Information provided:
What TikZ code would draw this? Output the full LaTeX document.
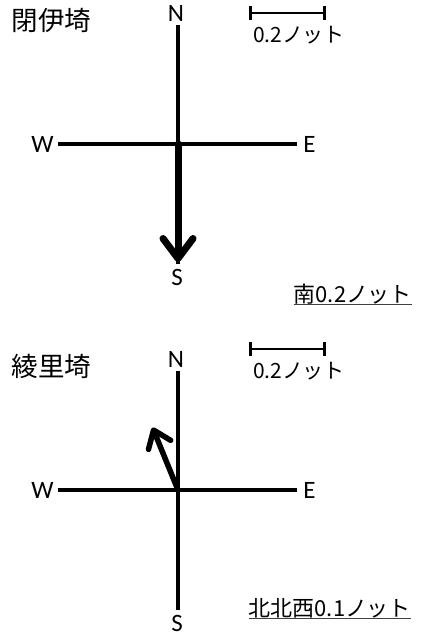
\documentclass[tikz,border=0pt]{standalone}
\usepackage{fontspec}
\setmainfont{Carlito}
\newfontfamily\jpfont{Noto Sans CJK JP}
\usetikzlibrary{arrows.meta}

\begin{document}
\begin{tikzpicture}[x=1bp,y=-1bp,
  dir/.style={font=\fontsize{25bp}{30bp}\selectfont, inner sep=0pt},
  jp/.style={font=\jpfont\fontsize{21bp}{25bp}\selectfont, inner sep=0pt},
  speed/.style={font=\jpfont\fontsize{22bp}{26bp}\selectfont, inner sep=0pt},
  site/.style={font=\jpfont\fontsize{26.5bp}{30bp}\selectfont, inner sep=0pt},
  axis/.style={line width=3.2bp},
  bar/.style={line width=2.6bp, {Bar[width=14bp]}-{Bar[width=14bp]}},
  uline/.style={line width=1.8bp, black!75},
  flow/.style={line width=#1, line cap=round}]
  \useasboundingbox (0,0) rectangle (426,636);

  % the two compass roses with their scale bars
  \foreach \i/\cy/\sy/\place in {1/144/13/閉伊埼,2/490/349/綾里埼} {
    \coordinate (O\i) at (178,\cy);
    \coordinate (n\i) at (178,\cy-119);
    \coordinate (s\i) at (178,\cy+120);
    \coordinate (w\i) at (58,\cy);
    \coordinate (e\i) at (297,\cy);
    \draw[axis] (n\i) -- (s\i);
    \draw[axis] (w\i) -- (e\i);
    \node[dir] (N\i) at (176,\cy-131) {N};
    \node[dir] (S\i) at (177,\cy+133) {S};
    \node[dir] (W\i) at (42.5,\cy) {W};
    \node[dir] (E\i) at (309.5,\cy) {E};
    \node[site] (site\i) at (51.5,\cy-124) {\place};
    % scale bar
    \coordinate (sa\i) at (249,\sy);
    \coordinate (sb\i) at (326,\sy);
    \draw[bar] (sa\i) -- (sb\i);
    \node[jp] (scl\i) at (299,\sy+22) {0.2ノット};
  }

  % current vectors
  \coordinate (tip1) at (178,262);
  \draw[flow=7bp, -{Straight Barb[length=20bp,width=30bp,round]}] (O1) -- (tip1);
  \coordinate (tip2) at (152.5,427.5);
  \draw[flow=5.5bp, -{Straight Barb[length=16bp,width=24bp,round]}] (O2) -- (tip2);

  % speed labels
  \node[speed, anchor=base east] (spd1) at (412,302) {南0.2ノット};
  \draw[uline] ([yshift=-2.5bp]spd1.base west) -- ([yshift=-2.5bp]spd1.base east);
  \node[speed, anchor=base east] (spd2) at (411,616) {北北西0.1ノット};
  \draw[uline] ([yshift=-2.5bp]spd2.base west) -- ([yshift=-2.5bp]spd2.base east);
\end{tikzpicture}
\end{document}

Instructions to follow:
Write the listing above out again exactly, dropping each image.

Result for this task:
What TikZ code would draw this? Output the full LaTeX document.
\documentclass[tikz,border=0pt]{standalone}
\usepackage{fontspec}
\setmainfont{Carlito}
\newfontfamily\jpfont{Noto Sans CJK JP}
\usetikzlibrary{arrows.meta}

\begin{document}
\begin{tikzpicture}[x=1bp,y=-1bp,
  dir/.style={font=\fontsize{25bp}{30bp}\selectfont, inner sep=0pt},
  jp/.style={font=\jpfont\fontsize{21bp}{25bp}\selectfont, inner sep=0pt},
  speed/.style={font=\jpfont\fontsize{22bp}{26bp}\selectfont, inner sep=0pt},
  site/.style={font=\jpfont\fontsize{26.5bp}{30bp}\selectfont, inner sep=0pt},
  axis/.style={line width=3.2bp},
  bar/.style={line width=2.6bp, {Bar[width=14bp]}-{Bar[width=14bp]}},
  uline/.style={line width=1.8bp, black!75},
  flow/.style={line width=#1, line cap=round}]
  \useasboundingbox (0,0) rectangle (426,636);

  % the two compass roses with their scale bars
  \foreach \i/\cy/\sy/\place in {1/144/13/閉伊埼,2/490/349/綾里埼} {
    \coordinate (O\i) at (178,\cy);
    \coordinate (n\i) at (178,\cy-119);
    \coordinate (s\i) at (178,\cy+120);
    \coordinate (w\i) at (58,\cy);
    \coordinate (e\i) at (297,\cy);
    \draw[axis] (n\i) -- (s\i);
    \draw[axis] (w\i) -- (e\i);
    \node[dir] (N\i) at (176,\cy-131) {N};
    \node[dir] (S\i) at (177,\cy+133) {S};
    \node[dir] (W\i) at (42.5,\cy) {W};
    \node[dir] (E\i) at (309.5,\cy) {E};
    \node[site] (site\i) at (51.5,\cy-124) {\place};
    % scale bar
    \coordinate (sa\i) at (249,\sy);
    \coordinate (sb\i) at (326,\sy);
    \draw[bar] (sa\i) -- (sb\i);
    \node[jp] (scl\i) at (299,\sy+22) {0.2ノット};
  }

  % current vectors
  \coordinate (tip1) at (178,262);
  \draw[flow=7bp, -{Straight Barb[length=20bp,width=30bp,round]}] (O1) -- (tip1);
  \coordinate (tip2) at (152.5,427.5);
  \draw[flow=5.5bp, -{Straight Barb[length=16bp,width=24bp,round]}] (O2) -- (tip2);

  % speed labels
  \node[speed, anchor=base east] (spd1) at (412,302) {南0.2ノット};
  \draw[uline] ([yshift=-2.5bp]spd1.base west) -- ([yshift=-2.5bp]spd1.base east);
  \node[speed, anchor=base east] (spd2) at (411,616) {北北西0.1ノット};
  \draw[uline] ([yshift=-2.5bp]spd2.base west) -- ([yshift=-2.5bp]spd2.base east);
\end{tikzpicture}
\end{document}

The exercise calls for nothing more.